→ **EXTRACTED INFORMATION**

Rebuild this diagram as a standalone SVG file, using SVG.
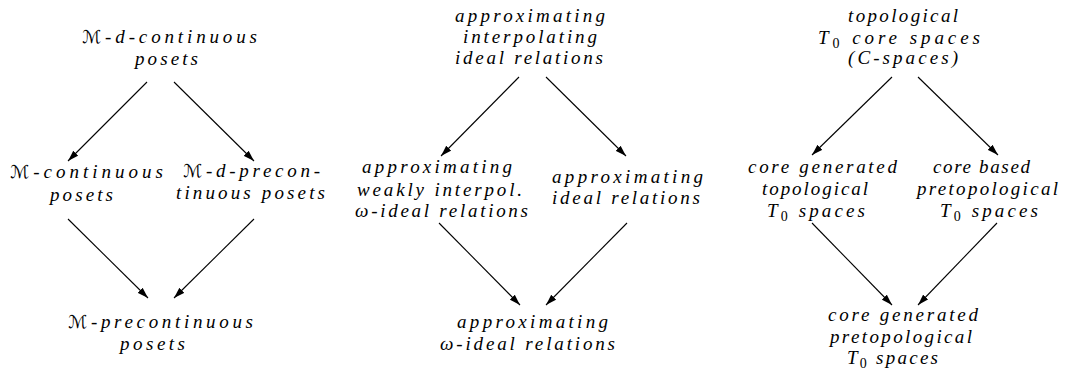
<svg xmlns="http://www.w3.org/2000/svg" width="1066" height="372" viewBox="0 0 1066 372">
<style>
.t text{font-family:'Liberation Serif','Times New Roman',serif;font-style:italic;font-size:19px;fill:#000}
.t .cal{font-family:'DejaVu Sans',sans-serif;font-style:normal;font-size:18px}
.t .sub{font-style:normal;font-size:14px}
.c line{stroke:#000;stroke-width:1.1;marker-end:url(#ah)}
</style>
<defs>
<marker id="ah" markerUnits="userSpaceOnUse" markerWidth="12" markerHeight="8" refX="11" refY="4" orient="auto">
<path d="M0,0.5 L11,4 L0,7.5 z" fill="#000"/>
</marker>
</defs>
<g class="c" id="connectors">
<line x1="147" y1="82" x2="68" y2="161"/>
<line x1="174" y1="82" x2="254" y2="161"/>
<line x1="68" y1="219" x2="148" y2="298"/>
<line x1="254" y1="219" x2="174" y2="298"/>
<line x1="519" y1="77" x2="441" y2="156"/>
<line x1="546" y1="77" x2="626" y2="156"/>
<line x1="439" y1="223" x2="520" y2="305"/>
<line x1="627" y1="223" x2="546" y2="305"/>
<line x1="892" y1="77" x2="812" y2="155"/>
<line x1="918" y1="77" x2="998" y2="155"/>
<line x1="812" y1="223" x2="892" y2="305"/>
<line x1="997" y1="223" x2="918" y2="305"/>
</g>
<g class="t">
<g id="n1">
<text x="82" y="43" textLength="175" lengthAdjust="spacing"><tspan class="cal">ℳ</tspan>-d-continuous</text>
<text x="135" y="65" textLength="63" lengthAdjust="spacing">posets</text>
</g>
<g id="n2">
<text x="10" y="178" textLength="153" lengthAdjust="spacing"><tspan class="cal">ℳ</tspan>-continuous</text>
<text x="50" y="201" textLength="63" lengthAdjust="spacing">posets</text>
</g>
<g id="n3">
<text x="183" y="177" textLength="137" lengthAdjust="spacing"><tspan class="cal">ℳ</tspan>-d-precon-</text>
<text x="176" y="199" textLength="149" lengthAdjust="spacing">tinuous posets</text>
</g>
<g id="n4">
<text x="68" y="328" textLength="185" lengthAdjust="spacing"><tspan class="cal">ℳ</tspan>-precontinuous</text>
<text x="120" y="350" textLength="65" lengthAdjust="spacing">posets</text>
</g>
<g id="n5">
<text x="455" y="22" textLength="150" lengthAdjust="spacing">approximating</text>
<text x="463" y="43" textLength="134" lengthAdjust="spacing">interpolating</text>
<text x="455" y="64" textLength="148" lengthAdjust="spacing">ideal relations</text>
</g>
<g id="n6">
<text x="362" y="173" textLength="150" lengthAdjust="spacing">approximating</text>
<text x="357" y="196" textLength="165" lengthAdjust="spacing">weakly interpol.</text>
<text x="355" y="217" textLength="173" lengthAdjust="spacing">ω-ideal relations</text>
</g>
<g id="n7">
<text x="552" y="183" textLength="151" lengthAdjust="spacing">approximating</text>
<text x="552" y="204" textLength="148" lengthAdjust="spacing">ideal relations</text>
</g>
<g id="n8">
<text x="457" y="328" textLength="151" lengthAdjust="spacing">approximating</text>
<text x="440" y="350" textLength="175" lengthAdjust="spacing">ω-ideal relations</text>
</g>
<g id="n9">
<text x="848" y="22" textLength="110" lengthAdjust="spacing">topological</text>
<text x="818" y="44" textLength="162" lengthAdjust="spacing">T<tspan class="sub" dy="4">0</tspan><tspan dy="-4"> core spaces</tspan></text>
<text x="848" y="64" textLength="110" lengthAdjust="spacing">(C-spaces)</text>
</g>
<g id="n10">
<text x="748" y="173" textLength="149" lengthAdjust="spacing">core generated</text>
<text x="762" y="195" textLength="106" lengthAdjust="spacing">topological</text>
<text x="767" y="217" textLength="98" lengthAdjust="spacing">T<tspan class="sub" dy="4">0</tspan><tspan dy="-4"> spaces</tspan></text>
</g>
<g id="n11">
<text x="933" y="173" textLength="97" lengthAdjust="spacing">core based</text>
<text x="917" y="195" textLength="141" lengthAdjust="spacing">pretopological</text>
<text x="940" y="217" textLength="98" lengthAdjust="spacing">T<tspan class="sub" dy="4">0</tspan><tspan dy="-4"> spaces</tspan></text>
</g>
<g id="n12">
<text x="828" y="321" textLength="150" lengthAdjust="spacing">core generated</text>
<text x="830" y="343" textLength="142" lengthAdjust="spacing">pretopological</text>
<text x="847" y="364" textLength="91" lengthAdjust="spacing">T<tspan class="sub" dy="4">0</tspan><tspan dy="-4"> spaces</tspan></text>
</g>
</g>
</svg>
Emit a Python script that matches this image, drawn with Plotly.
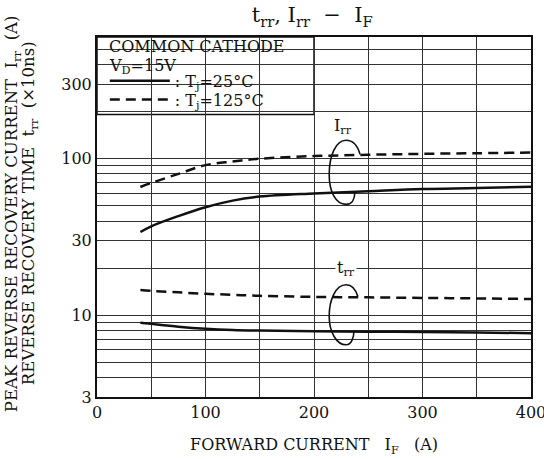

→ **SHORT EXERCISE**
Leave the images out and output the remaining material exactly as it stands.

→ **OUTPUT OF THE EXERCISE**
Rebuild this diagram as a standalone SVG file, using SVG.
<svg xmlns="http://www.w3.org/2000/svg" width="1066" height="372" viewBox="0 0 1066 372">
<style>
.t text{font-family:'Liberation Serif','Times New Roman',serif;font-style:italic;font-size:19px;fill:#000}
.t .cal{font-family:'DejaVu Sans',sans-serif;font-style:normal;font-size:18px}
.t .sub{font-style:normal;font-size:14px}
.c line{stroke:#000;stroke-width:1.1;marker-end:url(#ah)}
</style>
<defs>
<marker id="ah" markerUnits="userSpaceOnUse" markerWidth="12" markerHeight="8" refX="11" refY="4" orient="auto">
<path d="M0,0.5 L11,4 L0,7.5 z" fill="#000"/>
</marker>
</defs>
<g class="c" id="connectors">
<line x1="147" y1="82" x2="68" y2="161"/>
<line x1="174" y1="82" x2="254" y2="161"/>
<line x1="68" y1="219" x2="148" y2="298"/>
<line x1="254" y1="219" x2="174" y2="298"/>
<line x1="519" y1="77" x2="441" y2="156"/>
<line x1="546" y1="77" x2="626" y2="156"/>
<line x1="439" y1="223" x2="520" y2="305"/>
<line x1="627" y1="223" x2="546" y2="305"/>
<line x1="892" y1="77" x2="812" y2="155"/>
<line x1="918" y1="77" x2="998" y2="155"/>
<line x1="812" y1="223" x2="892" y2="305"/>
<line x1="997" y1="223" x2="918" y2="305"/>
</g>
<g class="t">
<g id="n1">
<text x="82" y="43" textLength="175" lengthAdjust="spacing"><tspan class="cal">ℳ</tspan>-d-continuous</text>
<text x="135" y="65" textLength="63" lengthAdjust="spacing">posets</text>
</g>
<g id="n2">
<text x="10" y="178" textLength="153" lengthAdjust="spacing"><tspan class="cal">ℳ</tspan>-continuous</text>
<text x="50" y="201" textLength="63" lengthAdjust="spacing">posets</text>
</g>
<g id="n3">
<text x="183" y="177" textLength="137" lengthAdjust="spacing"><tspan class="cal">ℳ</tspan>-d-precon-</text>
<text x="176" y="199" textLength="149" lengthAdjust="spacing">tinuous posets</text>
</g>
<g id="n4">
<text x="68" y="328" textLength="185" lengthAdjust="spacing"><tspan class="cal">ℳ</tspan>-precontinuous</text>
<text x="120" y="350" textLength="65" lengthAdjust="spacing">posets</text>
</g>
<g id="n5">
<text x="455" y="22" textLength="150" lengthAdjust="spacing">approximating</text>
<text x="463" y="43" textLength="134" lengthAdjust="spacing">interpolating</text>
<text x="455" y="64" textLength="148" lengthAdjust="spacing">ideal relations</text>
</g>
<g id="n6">
<text x="362" y="173" textLength="150" lengthAdjust="spacing">approximating</text>
<text x="357" y="196" textLength="165" lengthAdjust="spacing">weakly interpol.</text>
<text x="355" y="217" textLength="173" lengthAdjust="spacing">ω-ideal relations</text>
</g>
<g id="n7">
<text x="552" y="183" textLength="151" lengthAdjust="spacing">approximating</text>
<text x="552" y="204" textLength="148" lengthAdjust="spacing">ideal relations</text>
</g>
<g id="n8">
<text x="457" y="328" textLength="151" lengthAdjust="spacing">approximating</text>
<text x="440" y="350" textLength="175" lengthAdjust="spacing">ω-ideal relations</text>
</g>
<g id="n9">
<text x="848" y="22" textLength="110" lengthAdjust="spacing">topological</text>
<text x="818" y="44" textLength="162" lengthAdjust="spacing">T<tspan class="sub" dy="4">0</tspan><tspan dy="-4"> core spaces</tspan></text>
<text x="848" y="64" textLength="110" lengthAdjust="spacing">(C-spaces)</text>
</g>
<g id="n10">
<text x="748" y="173" textLength="149" lengthAdjust="spacing">core generated</text>
<text x="762" y="195" textLength="106" lengthAdjust="spacing">topological</text>
<text x="767" y="217" textLength="98" lengthAdjust="spacing">T<tspan class="sub" dy="4">0</tspan><tspan dy="-4"> spaces</tspan></text>
</g>
<g id="n11">
<text x="933" y="173" textLength="97" lengthAdjust="spacing">core based</text>
<text x="917" y="195" textLength="141" lengthAdjust="spacing">pretopological</text>
<text x="940" y="217" textLength="98" lengthAdjust="spacing">T<tspan class="sub" dy="4">0</tspan><tspan dy="-4"> spaces</tspan></text>
</g>
<g id="n12">
<text x="828" y="321" textLength="150" lengthAdjust="spacing">core generated</text>
<text x="830" y="343" textLength="142" lengthAdjust="spacing">pretopological</text>
<text x="847" y="364" textLength="91" lengthAdjust="spacing">T<tspan class="sub" dy="4">0</tspan><tspan dy="-4"> spaces</tspan></text>
</g>
</g>
</svg>
Emit a Python script that matches this image, drawn with Plotly.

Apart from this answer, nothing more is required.